Aim> Reproduce the listing exactly and skip over any pictures.

Data segment>
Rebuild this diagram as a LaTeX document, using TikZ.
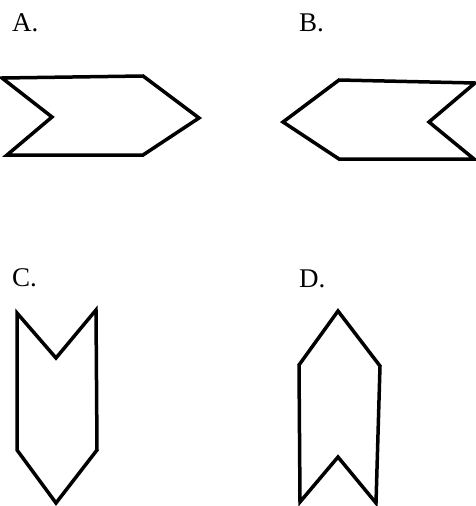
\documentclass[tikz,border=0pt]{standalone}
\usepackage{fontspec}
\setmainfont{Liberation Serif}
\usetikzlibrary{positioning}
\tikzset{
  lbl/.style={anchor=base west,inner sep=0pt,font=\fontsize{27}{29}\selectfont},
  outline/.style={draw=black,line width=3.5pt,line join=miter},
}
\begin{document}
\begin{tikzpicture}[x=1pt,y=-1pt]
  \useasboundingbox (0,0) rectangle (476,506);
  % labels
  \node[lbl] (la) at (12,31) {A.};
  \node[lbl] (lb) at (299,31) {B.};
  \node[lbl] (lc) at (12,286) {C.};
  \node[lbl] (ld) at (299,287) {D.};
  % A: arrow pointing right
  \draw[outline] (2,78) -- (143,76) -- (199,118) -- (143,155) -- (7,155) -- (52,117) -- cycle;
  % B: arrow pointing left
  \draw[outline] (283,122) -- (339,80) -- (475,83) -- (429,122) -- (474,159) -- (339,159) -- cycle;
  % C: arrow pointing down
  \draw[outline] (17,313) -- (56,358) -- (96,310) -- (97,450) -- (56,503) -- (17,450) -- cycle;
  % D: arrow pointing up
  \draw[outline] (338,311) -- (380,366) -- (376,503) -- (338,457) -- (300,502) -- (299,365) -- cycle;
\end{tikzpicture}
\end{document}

Solution>
Rebuild this diagram as a LaTeX document, using TikZ.
\documentclass[tikz,border=0pt]{standalone}
\usepackage{fontspec}
\setmainfont{Liberation Serif}
\usetikzlibrary{positioning}
\tikzset{
  lbl/.style={anchor=base west,inner sep=0pt,font=\fontsize{27}{29}\selectfont},
  outline/.style={draw=black,line width=3.5pt,line join=miter},
}
\begin{document}
\begin{tikzpicture}[x=1pt,y=-1pt]
  \useasboundingbox (0,0) rectangle (476,506);
  % labels
  \node[lbl] (la) at (12,31) {A.};
  \node[lbl] (lb) at (299,31) {B.};
  \node[lbl] (lc) at (12,286) {C.};
  \node[lbl] (ld) at (299,287) {D.};
  % A: arrow pointing right
  \draw[outline] (2,78) -- (143,76) -- (199,118) -- (143,155) -- (7,155) -- (52,117) -- cycle;
  % B: arrow pointing left
  \draw[outline] (283,122) -- (339,80) -- (475,83) -- (429,122) -- (474,159) -- (339,159) -- cycle;
  % C: arrow pointing down
  \draw[outline] (17,313) -- (56,358) -- (96,310) -- (97,450) -- (56,503) -- (17,450) -- cycle;
  % D: arrow pointing up
  \draw[outline] (338,311) -- (380,366) -- (376,503) -- (338,457) -- (300,502) -- (299,365) -- cycle;
\end{tikzpicture}
\end{document}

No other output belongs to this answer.